Ayer domingo fue la celebración de la fiesta de Pentecostés para los cristianos, es decir, la venida del Espíritu Santo en forma de lenguas de fuego sobre los apóstoles, según la narración del Libro de los Hechos. Dice el texto bíblico que después de ese momento todos comenzaron a hablar en diferentes lenguas según la inspiración del Espíritu. Y lo que decían lo comprendían perfectamente otros judíos llegados de distintas partes del mundo que hablaban otros idiomas.
Para cumplir como católica con el precepto de asistir a la misa dominical, fui acompañada de mi familia a la parroquia más cercana, la Iglesia de San Nicolás (Sankt Nikolaj Kirke). La construcción del templo es llamativa porque tiene forma de cubo y, vista desde arriba, la estructura total de la edificación tiene la forma de una cruz.
El cura párroco, el padre Benny, un danés de más de sesenta años y aproximadamente un metro con ochenta y cinco centímetros de estatura, es un personaje muy simpático y agradable. Su aspecto bonachón inspira confianza. Sonríe con frecuencia y sus palabras suenan dulces a pesar –para mí- de la barrera del idioma. No hablo danés pero eso no significó un obstáculo para que pudiera seguir el hilo de la eucaristía, especialmente las oraciones de la liturgia fueron fáciles de comprender.

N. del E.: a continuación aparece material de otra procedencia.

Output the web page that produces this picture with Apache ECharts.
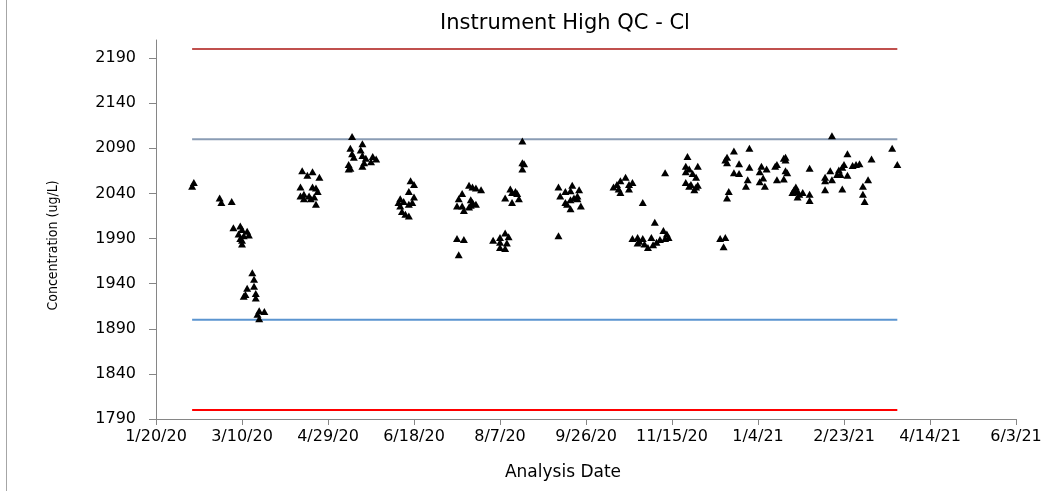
<!DOCTYPE html>
<html>
<head>
<meta charset="utf-8">
<script src="https://cdn.jsdelivr.net/npm/echarts@6/dist/echarts.min.js"></script>
<style>
  html, body { margin: 0; padding: 0; background: #ffffff; }
  #chart { width: 1060px; height: 491px; }
</style>
</head>
<body>
<div id="chart"></div>
<script>
// ---- Data ----
// Analysis dates as days after 1/20/20 (the x-axis origin)
const axisStartDate = '1/20/20';
const xTickLabels = ['1/20/20', '3/10/20', '4/29/20', '6/18/20', '8/7/20', '9/26/20',
                     '11/15/20', '1/4/21', '2/23/21', '4/14/21', '6/3/21'];
const yTickValues = [1790, 1840, 1890, 1940, 1990, 2040, 2090, 2140, 2190];

const analysisDay = [
  22, 21, 37, 38, 44, 45, 49, 50, 53, 48, 51, 54, 49, 50, 50, 56, 57, 53, 57, 51,
  52, 58, 58, 60, 63, 59, 60,
  85, 88, 91, 95, 84, 91, 93, 94, 86, 84, 89, 92, 86, 93, 90,
  114, 120, 113, 119, 114, 120, 115, 122, 126, 128, 125, 121, 112, 113, 112, 120,
  148, 150, 147, 150, 142, 141, 144, 147, 149, 142, 143, 145, 147,
  175, 179, 176, 182, 184, 186, 189, 178, 176, 183, 184, 175, 178, 182, 183, 179, 186,
  213, 213, 214, 213, 206, 209, 207, 210, 203, 207, 211, 203, 205, 200, 196, 200, 204, 200, 203,
  234, 242, 238, 241, 246, 235, 245, 243, 241, 238, 239, 247, 241, 245, 234,
  273, 270, 268, 266, 269, 270, 275, 277, 275, 296, 283,
  290, 295, 297, 298, 277, 280, 281, 283, 284, 286, 289, 291, 293, 296, 288, 280,
  309, 308, 310, 315, 308, 312, 314, 308, 311, 310, 314, 313, 315,
  332, 331, 336, 332, 339, 345, 336, 339, 344, 343, 333, 332, 331, 328, 330,
  345, 352, 351, 355, 353, 351, 354, 361, 360, 361, 365, 365, 366, 366, 366, 367,
  372, 370, 374, 376, 373, 380, 380, 371, 373, 380,
  389, 389, 389, 393, 392, 393, 397, 396, 398, 399, 400, 402, 399, 402, 405, 407, 409,
  416, 411, 411, 412, 414, 428, 431
];
const concentration = [
  2052, 2048, 2035, 2030, 2031, 2002, 2004, 2000, 1998, 1995, 1993, 1994, 1990, 1988, 1984, 1952, 1945, 1935, 1937, 1926,
  1928, 1929, 1924, 1910, 1909, 1906, 1901,
  2065, 2060, 2064, 2058, 2047, 2047, 2046, 2042, 2039, 2037, 2037, 2036, 2034, 2028, 2034,
  2103, 2095, 2090, 2088, 2084, 2082, 2080, 2079, 2081, 2078, 2075, 2074, 2072, 2068, 2067, 2070,
  2054, 2050, 2042, 2036, 2034, 2030, 2031, 2028, 2030, 2026, 2020, 2017, 2015,
  1990, 1989, 1972, 2049, 2047, 2046, 2044, 2040, 2034, 2033, 2030, 2026, 2026, 2025, 2027, 2021, 2028,
  2098, 2074, 2073, 2067, 2045, 2042, 2041, 2040, 2035, 2030, 2034, 1996, 1992, 1991, 1988, 1986, 1985, 1980, 1979,
  2047, 2049, 2042, 2043, 2044, 2037, 2037, 2035, 2033, 2030, 2028, 2026, 2023, 2034, 1993,
  2058, 2054, 2050, 2047, 2045, 2041, 2045, 2052, 2050, 2063, 2030,
  2008, 1999, 1995, 1991, 1990, 1991, 1987, 1990, 1984, 1980, 1983, 1986, 1989, 1990, 1991, 1985,
  2081, 2070, 2067, 2070, 2064, 2062, 2058, 2052, 2050, 2048, 2047, 2044, 2049,
  2080, 2077, 2087, 2074, 2073, 2090, 2063, 2062, 2055, 2048, 2042, 2035, 1991, 1990, 1981,
  2069, 2070, 2064, 2067, 2057, 2053, 2048, 2072, 2070, 2055, 2056, 2079, 2080, 2077, 2065, 2063,
  2047, 2041, 2039, 2041, 2036, 2039, 2032, 2044, 2042, 2068,
  2058, 2054, 2044, 2104, 2065, 2055, 2066, 2061, 2061, 2069, 2072, 2060, 2045, 2084, 2071, 2072, 2073,
  2078, 2048, 2039, 2031, 2055, 2090, 2072
];

// Control / warning limits (ug/L), drawn from the first to the last analysis date
const limitNames = ['Upper control limit', 'Upper warning limit', 'Lower warning limit', 'Lower control limit'];
const limitValues = [2200, 2100, 1900, 1800];
const limitStartDay = 21;
const limitEndDay = 431;

// ---- Chart ----
const limitColors = ['#c0504d', '#8a9cb4', '#5b95d0', '#ff0000'];

const chart = echarts.init(document.getElementById('chart'), null, { renderer: 'canvas' });

const limitSeries = limitValues.map((v, i) => ({
  name: limitNames[i],
  type: 'line',
  data: [[limitStartDay, v], [limitEndDay, v]],
  symbol: 'none',
  silent: true,
  z: 1,
  lineStyle: { color: limitColors[i], width: 2 }
}));

const option = {
  backgroundColor: '#ffffff',
  animation: false,
  title: {
    text: 'Instrument High QC - Cl',
    left: 560,
    textAlign: 'center',
    top: 8,
    textStyle: { fontFamily: 'DejaVu Sans', fontSize: 21, fontWeight: 'normal', color: '#000000' }
  },
  grid: { left: 156, right: 44, top: 40, bottom: 72, containLabel: false },
  xAxis: {
    type: 'value',
    min: 0,
    max: 500,
    interval: 50,
    name: 'Analysis Date',
    nameLocation: 'middle',
    nameGap: 45,
    nameTextStyle: { fontFamily: 'DejaVu Sans', fontSize: 17, color: '#000000', padding: [0, 46, 0, 0] },
    splitLine: { show: false },
    axisLine: { show: true, onZero: false, lineStyle: { color: '#868686', width: 1 } },
    axisTick: { show: true, inside: false, length: 6, lineStyle: { color: '#868686' } },
    axisLabel: {
      fontFamily: 'DejaVu Sans', fontSize: 16, color: '#000000', margin: 10,
      showMinLabel: true, showMaxLabel: true,
      formatter: v => xTickLabels[Math.round(v / 50)] || ''
    }
  },
  yAxis: {
    type: 'value',
    min: 1790,
    max: 2210,
    interval: 50,
    name: 'Concentration (ug/L)',
    nameLocation: 'middle',
    nameGap: 96,
    nameRotate: 90,
    nameTextStyle: { fontFamily: 'Liberation Sans Narrow, DejaVu Sans Condensed, sans-serif', fontSize: 14, color: '#000000', padding: [0, 32, 0, 0] },
    splitLine: { show: false },
    axisLine: { show: true, onZero: false, lineStyle: { color: '#868686', width: 1 } },
    axisTick: { show: true, inside: false, length: 7, customValues: yTickValues, lineStyle: { color: '#868686' } },
    axisLabel: {
      fontFamily: 'DejaVu Sans', fontSize: 16, color: '#000000', margin: 20,
      customValues: yTickValues,
      formatter: v => String(v)
    }
  },
  graphic: [{
    type: 'line',
    shape: { x1: 6.5, y1: 0, x2: 6.5, y2: 491 },
    style: { stroke: '#a6a6a6', lineWidth: 1 },
    silent: true
  }],
  series: [
    ...limitSeries,
    {
      name: 'Instrument High QC - Cl',
      type: 'scatter',
      data: analysisDay.map((d, i) => [d, concentration[i]]),
      symbol: 'triangle',
      symbolSize: [8, 7],
      z: 3,
      itemStyle: { color: '#000000', opacity: 1 }
    }
  ]
};

chart.setOption(option);
</script>
</body>
</html>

Me llamó la atención la presencia variopinta de los fieles. Había vietnamitas, polacos, sirios, paquistaníes, indios, iraquíes, alemanes, costarricenses, venezolanos y, obviamente, daneses y colombianos. Algunos son refugiados y otros solo buscan un futuro estable lejos de su patria. Me impactó especialmente que los asiáticos, tradicionalmente practicantes de otros credos religiosos, fueran fieles devotos de la religión católica. Todos vestían impecablemente para el evento solemne de la celebración eucarística.
El momento más emocionante para mí lo constituyó el saludo de la paz. Todas las personas que abracé hablaban diferentes idiomas. Sin embargo pude sentir la sinceridad de sus palabras y la gratitud que me expresaban por las mías. Entonces entendí que de alguna forma estábamos viviendo nuestro propio Pentecostés. Nos estábamos entendiendo en medio de la diversidad de lenguas que hablaba cada uno. Nos comprendíamos gracias al idioma universal de los buenos sentimientos. Una sonrisa, un abrazo, un apretón de manos siempre transmiten una energía positiva que genera un entorno de paz y buena voluntad entre las partes.
Tuve el impulso, al final de la eucaristía, de solicitar a varios que se tomaran una foto conmigo para conservar un recuerdo de nuestro encuentro. Sin embargo, después de pensarlo mejor, me contuve. Sé que por su condición de refugiados tal vez lo que menos desean es que una imagen suya esté rodando por ahí. Cada quien tiene un pasado y algunos seguramente quieren sepultarlo para siempre. De algún modo su nueva vida en este país es una especie de renacimiento para ellos.
Creo que los colombianos de alguna manera debemos también vivir nuestro propio Pentecostés. Las diferencias entre nosotros no son idiomáticas. Pero tenemos distintos matices en nuestra forma de pensar, en el enfoque que le damos a la solución de los problemas que nos aquejan, en el camino que se debe seguir para que el país encuentre la reconciliación. En fin, formamos parte de una figura geométrica con muchos lados. Pero la necesidad de dejar un mejor país a nuestros hijos y nietos debe conducirnos a encontrar la llave que abra la puerta de la paz. Para empezar, necesitamos desarmar los corazones para darle paso a los buenos sentimientos y empezar a renacer.